Here are my top 10 take-aways from the evening:

  1. The age of Reagan is over, and liberalism is no longer a dirty word.

    Hillary Clinton is a self-professed progressive. Bernie Sanders is a Democratic Socialist. He wants to lead a revolution against big corporations, big banks and Wall Street. Clinton only went as far as endorsing Dodd-Frank, not Glass–Steagall. But both support small business and entrepreneurship. Sanders wants us to be like Denmark; Clinton wants to reform American capitalism and keep it from running amok.

  2. There were no personal attacks.

    To the contrary, Sanders came to Clinton’s defense early on, saying to loud applause, “the American people are sick and tired of hearing about your damn e-mails.” Hillary shook his hand and put “Email-gate” behind her. After Lincoln Chafee made another comment on the email controversy, Clinton declined the opportunity to respond. Nothing more need be said.

  3. It was a big night for women.

    At the Republican debate, Trump had to explain his demeaning treatment of women. At the Democratic debate, Hillary repeatedly referred to herself as a daughter, granddaughter, a grandmother and, well, a woman – in fact, the only woman running who may become the first female President of the United States. (It certainly won’t be Carly Fiorina, who couldn’t run H.P. and couldn’t beat Barbara Boxer in a wave-Republican year.)

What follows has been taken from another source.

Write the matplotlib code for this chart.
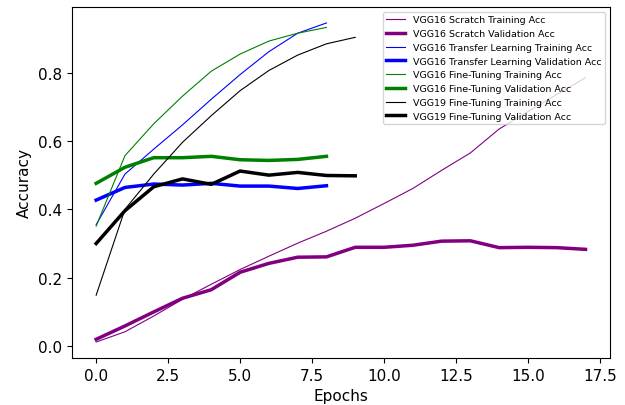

  4. Martin O’Malley is running for president. . . in 2020.

    He’s young, polished, accomplished and just needs more national exposure. I can see him in the next Democratic cabinet. Jim Webb seemed to be running for Secretary of Defense. Not sure what Lincoln Chaffee was running for.

  5. There were two former Republicans on the debate stage in Vegas (Webb and Chaffee).

    They claimed that the Republican party deserted them, so they switched parties. That used to be said of the Democratic party. No more. It feels like “Big Mo” and demographics are with the Democrats this election cycle.

  6. Clinton attacked Sanders from the left one very hot issue: guns.

    Bernie voted against the Brady Bill. And he supported exempting gun manufacturers from liability, while Hillary did not. Bernie may have gotten a D- rating from the NRA, but Hillary got an F. A race to the bottom won by the lady! (They both beat Webb’s A rating, making him look like a fish out of water.)

  7. The Iraq War vote is losing its saliency as an issue in the Democratic primary.

    Yes, Hillary voted to authorize war, but Obama, who famously opposed the war, validated her overall judgment by selecting her to serve as his Secretary of State.

  8. Everyone wants to run for Obama’s third term.

    Hillary also wants to run for a Clinton third term, updating Bill’s winning campaign slogan about “working hard and playing by the rules,” calling for a “new New Deal” and saying, “My mission as president will be to raise incomes for hard-working middle-class families and to make sure that we get back to the basic bargain I was raised with: If you work hard and you do your part, you should be able to get ahead and stay ahead.” That had a nice and familiar ring to it.

  9. The Democrats were split on Edward Snowden.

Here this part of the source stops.